Por Ana Julia Mezzadri
Investing.com - Há exatos cinco anos, 195 países se reuniam para aprovar o Acordo de Paris, que desenhou uma série de medidas para reduzir o aquecimento global. Após um número mínimo de países assinarem o acordo, muito foi feito desde a entrada em vigor em 4 de novembro de 2016.
No Brasil, 2020 foi um ano importante para o ESG, sigla para Environmental, Social and Governance ("ambiental, social e governança”, em tradução livre), que são critérios de conduta para empresas.
O ano começou com “um impulso no coração do capitalismo”, nas palavras de Celso Lemme, professor da Coppead: na abertura do World Economic Forum foi apresentada uma série de estudos sobre o tema, como um mostrando as conexões entre as questões ambientais e o desempenho econômico e financeiro das empresas e outro sobre as métricas para monitorar desempenho ambiental e social nos mais diversos setores de negócios, lembra o professor.
O tema, que há muito tempo está em voga na academia e entre um público mais preocupado com essas questões, finalmente chegou de vez aos mercados. Maurício Lima, gerente de produtos da Western Asset, diz perceber isso na prática: “O interesse dos investidores, não só pessoa física, mas mesmo institucionais, tem crescido. Eles têm se mostrado mais interessados no assunto, têm questionado nossa abordagem ao ESG”, relata.
O forte avanço em 2020, segundo Lemme, veio da uma convergência dessas fortes manifestações do setor econômico e financeiro tradicional com o aumento gradativo da pressão dos consumidores, dos investidores e da regulação pública sobre as empresas.
Para além dos analistas e investidores, também as empresas têm sentido um aumento de pressão para agir.
“O investidor está preocupado com a última linha, mas não só. Ele quer saber como a empresa está obtendo essa última linha. É a um custo ambiental muito alto? A um custo social muito alto? Sem ética, sem transparência? Isso não cabe mais nas empresas hoje em dia”, diz Raphael Lafetá, diretor executivo de Relações Institucionais e de Sustentabilidade da MRV (SA:MRVE3).
Para além da implicação, mais óbvia, de que o tema agora faz parte dos critérios de escolha de investimentos, a pressão, segundo Celso Lemme, também vem sendo feita de outra forma: “Muitos fundos e grandes investidores têm assentos nos conselhos das empresas.
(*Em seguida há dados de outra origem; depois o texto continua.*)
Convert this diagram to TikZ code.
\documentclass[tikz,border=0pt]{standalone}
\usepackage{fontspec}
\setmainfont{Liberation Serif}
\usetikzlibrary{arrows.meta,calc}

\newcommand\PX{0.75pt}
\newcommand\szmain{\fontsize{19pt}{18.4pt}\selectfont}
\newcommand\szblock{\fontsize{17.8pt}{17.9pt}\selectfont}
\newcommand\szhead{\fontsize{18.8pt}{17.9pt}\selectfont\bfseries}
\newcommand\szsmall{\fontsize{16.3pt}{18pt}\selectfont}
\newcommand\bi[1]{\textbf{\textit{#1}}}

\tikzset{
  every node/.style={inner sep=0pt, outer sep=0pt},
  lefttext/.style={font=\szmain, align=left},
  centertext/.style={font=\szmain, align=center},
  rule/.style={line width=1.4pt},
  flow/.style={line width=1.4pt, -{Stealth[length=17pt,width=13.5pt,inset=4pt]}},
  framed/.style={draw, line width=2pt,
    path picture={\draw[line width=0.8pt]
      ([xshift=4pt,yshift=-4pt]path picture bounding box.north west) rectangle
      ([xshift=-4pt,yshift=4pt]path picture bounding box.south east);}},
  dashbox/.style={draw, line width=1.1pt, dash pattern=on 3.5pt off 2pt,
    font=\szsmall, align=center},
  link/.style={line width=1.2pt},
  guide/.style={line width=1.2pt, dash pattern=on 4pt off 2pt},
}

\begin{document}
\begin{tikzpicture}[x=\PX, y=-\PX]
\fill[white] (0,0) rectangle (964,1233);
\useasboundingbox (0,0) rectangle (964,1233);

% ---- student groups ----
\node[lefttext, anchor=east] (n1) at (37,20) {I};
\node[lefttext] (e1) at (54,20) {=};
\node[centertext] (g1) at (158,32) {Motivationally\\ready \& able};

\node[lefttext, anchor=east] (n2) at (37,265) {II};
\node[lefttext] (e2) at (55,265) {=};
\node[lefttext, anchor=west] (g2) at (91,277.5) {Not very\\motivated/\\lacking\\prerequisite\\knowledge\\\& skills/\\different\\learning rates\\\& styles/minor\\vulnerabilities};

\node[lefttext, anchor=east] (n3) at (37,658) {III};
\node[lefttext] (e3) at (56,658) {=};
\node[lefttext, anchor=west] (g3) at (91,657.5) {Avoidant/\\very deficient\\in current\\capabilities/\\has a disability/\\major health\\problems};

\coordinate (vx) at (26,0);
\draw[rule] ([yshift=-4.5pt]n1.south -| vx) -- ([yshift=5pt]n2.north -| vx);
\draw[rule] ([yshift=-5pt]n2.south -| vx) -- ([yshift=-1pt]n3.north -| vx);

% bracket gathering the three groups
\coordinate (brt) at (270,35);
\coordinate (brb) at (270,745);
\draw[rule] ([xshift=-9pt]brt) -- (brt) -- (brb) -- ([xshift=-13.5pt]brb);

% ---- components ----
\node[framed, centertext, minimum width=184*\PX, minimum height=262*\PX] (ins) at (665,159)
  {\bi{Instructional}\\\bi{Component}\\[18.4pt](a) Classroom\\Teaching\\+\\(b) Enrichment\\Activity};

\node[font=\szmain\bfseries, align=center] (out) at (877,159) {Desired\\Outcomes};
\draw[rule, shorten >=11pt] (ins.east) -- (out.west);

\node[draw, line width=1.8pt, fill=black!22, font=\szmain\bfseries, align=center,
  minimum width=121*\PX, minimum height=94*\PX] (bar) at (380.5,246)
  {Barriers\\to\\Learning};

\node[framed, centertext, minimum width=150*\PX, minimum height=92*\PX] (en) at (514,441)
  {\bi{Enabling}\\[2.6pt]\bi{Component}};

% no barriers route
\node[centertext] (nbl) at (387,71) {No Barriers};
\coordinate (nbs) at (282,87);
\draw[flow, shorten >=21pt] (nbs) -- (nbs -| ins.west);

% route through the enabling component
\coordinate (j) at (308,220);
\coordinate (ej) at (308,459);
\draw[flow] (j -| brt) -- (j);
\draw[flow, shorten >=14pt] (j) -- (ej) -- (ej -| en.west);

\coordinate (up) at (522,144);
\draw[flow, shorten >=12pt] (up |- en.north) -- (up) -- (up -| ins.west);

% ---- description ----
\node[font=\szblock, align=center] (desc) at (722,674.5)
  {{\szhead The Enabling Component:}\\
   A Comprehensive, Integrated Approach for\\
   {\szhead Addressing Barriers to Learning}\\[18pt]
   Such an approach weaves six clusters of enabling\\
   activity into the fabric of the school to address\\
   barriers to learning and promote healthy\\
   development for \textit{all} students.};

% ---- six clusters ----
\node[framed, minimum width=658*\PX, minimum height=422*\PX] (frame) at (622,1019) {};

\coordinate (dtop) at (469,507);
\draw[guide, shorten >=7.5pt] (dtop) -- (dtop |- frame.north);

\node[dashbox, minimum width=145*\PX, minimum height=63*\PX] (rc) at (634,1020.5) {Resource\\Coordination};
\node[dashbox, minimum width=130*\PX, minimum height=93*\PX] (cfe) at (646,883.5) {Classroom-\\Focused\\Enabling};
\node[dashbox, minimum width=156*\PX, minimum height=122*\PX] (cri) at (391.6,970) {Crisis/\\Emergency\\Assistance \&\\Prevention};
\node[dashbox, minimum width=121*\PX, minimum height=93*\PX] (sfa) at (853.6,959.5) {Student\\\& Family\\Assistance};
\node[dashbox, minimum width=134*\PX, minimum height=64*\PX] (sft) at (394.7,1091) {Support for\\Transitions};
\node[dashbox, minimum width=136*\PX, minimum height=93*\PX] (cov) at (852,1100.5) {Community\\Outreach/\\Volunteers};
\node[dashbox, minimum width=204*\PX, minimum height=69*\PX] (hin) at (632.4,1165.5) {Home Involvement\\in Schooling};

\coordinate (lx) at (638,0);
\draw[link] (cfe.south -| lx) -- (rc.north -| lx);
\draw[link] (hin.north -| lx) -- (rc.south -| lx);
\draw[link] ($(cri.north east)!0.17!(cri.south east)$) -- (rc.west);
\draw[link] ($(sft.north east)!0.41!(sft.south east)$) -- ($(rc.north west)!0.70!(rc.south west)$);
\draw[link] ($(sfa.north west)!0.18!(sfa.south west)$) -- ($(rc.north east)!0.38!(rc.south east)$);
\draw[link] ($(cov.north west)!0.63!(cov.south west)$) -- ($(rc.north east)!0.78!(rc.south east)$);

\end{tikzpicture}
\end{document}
Então eles podem começar a atuar nesses conselhos, forçando a agenda de sustentabilidade”, explica.
Edmar Lopes, CFO da Movida (SA:MOVI3), ressalta que uma preocupação com o ESG também traz valor para empresas em termos financeiros. “No final das contas, o conjunto da obra é um conjunto de geração de valor. Ser (SA:SEER3) uma empresa melhor, com menos risco, com mais visibilidade das coisas e mais alinhada com os anseios dos clientes e da sociedade em geral ajuda a companhia no longo prazo”, explica.
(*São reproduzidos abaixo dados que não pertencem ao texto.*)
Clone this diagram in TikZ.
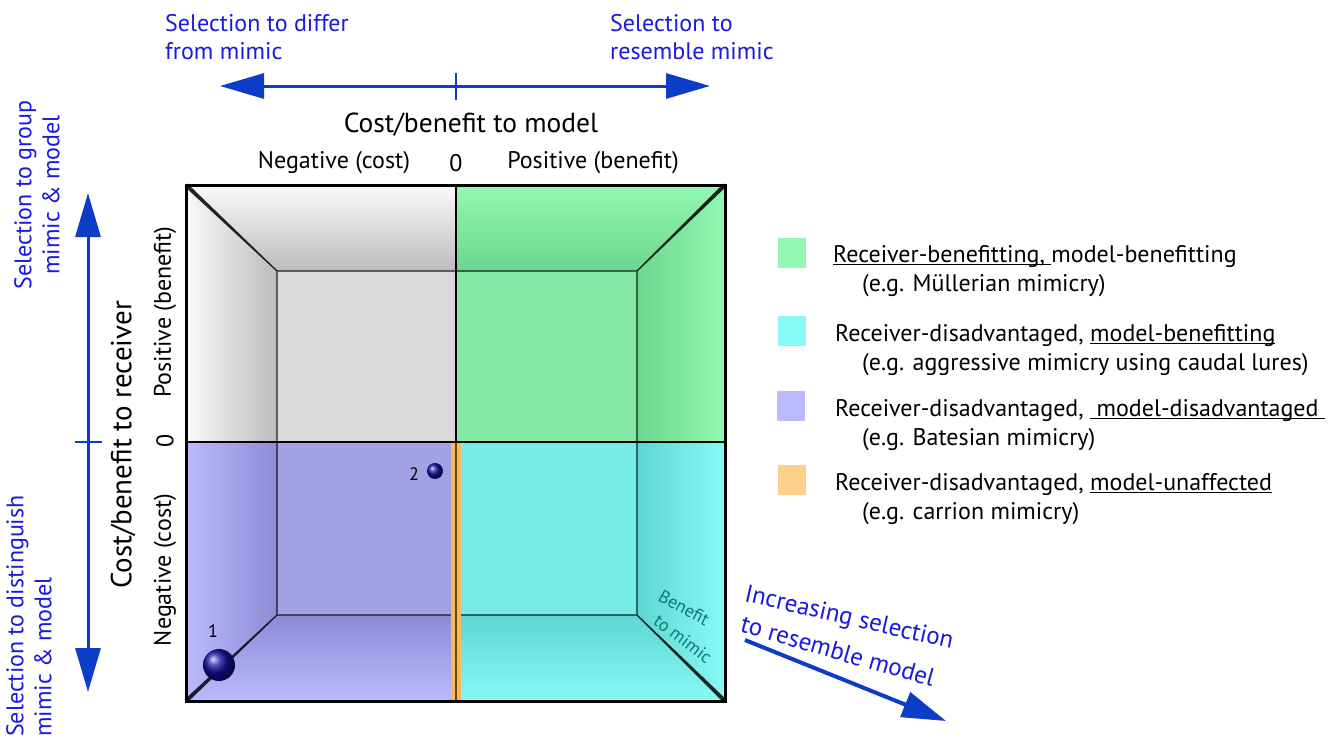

“Houve um aumento no valor de ativos intangíveis, como marca e reputação, cada vez mais considerados como fonte importante de valor e cada vez mais impactados por essas questões de sustentabilidade”, completa Lemme. Nesse sentido, ter uma empresa alinhada a objetivos ESG fortalece a marca perante aos consumidores e também a seus colaboradores, permitindo a atração de novos talentos, segundo Lafetá.
E a tendência não deve se reverter. “Acho que isso deve perdurar porque é um desenvolvimento de mercado. Estamos hoje em uma trajetória que deve se consolidar nos próximos anos”, diz Maurício Lima. “No fim do dia, os millennials vão começar a ter mais dinheiro para investir, vão determinar as agendas dos fundos que, por sua vez, vão ter que escolher melhor as empresas. Isso tudo vai gerando um efeito positivo”, completa Edmar Lopes.
Celso Lemme dá ainda mais uma razão para acreditar que esse movimento deve crescer. “Esse movimento hoje é mais forte, naturalmente, nas grandes empresas, que têm mais acesso a esse conhecimento e têm mais recursos. Mas o movimento que as grandes empresas estão fazendo vai na direção da cadeia de valor, causando um efeito indutor da agenda de sustentabilidade sobre as pequenas e médias empresas”, explica
Outros vetores de crescimento apontados por Lemme são a articulação setorial por meio das entidades de classe, a articulação com o poder público, pressionando as autoridades por regulação, e uma aproximação entre empresas e investidores e o terceiro setor.
“A gente trabalha muito com a ideia de intersetorialidade. A questão social e sustentável do nosso país não vai ser resolvida se deixarmos só nas mãos do poder público. Deixar só na mão do terceiro setor não vai resolver também. Acho que o segundo setor tem que entrar nesse jogo, fornecendo recursos financeiros e incentivando”, finaliza Raphael Lafetá.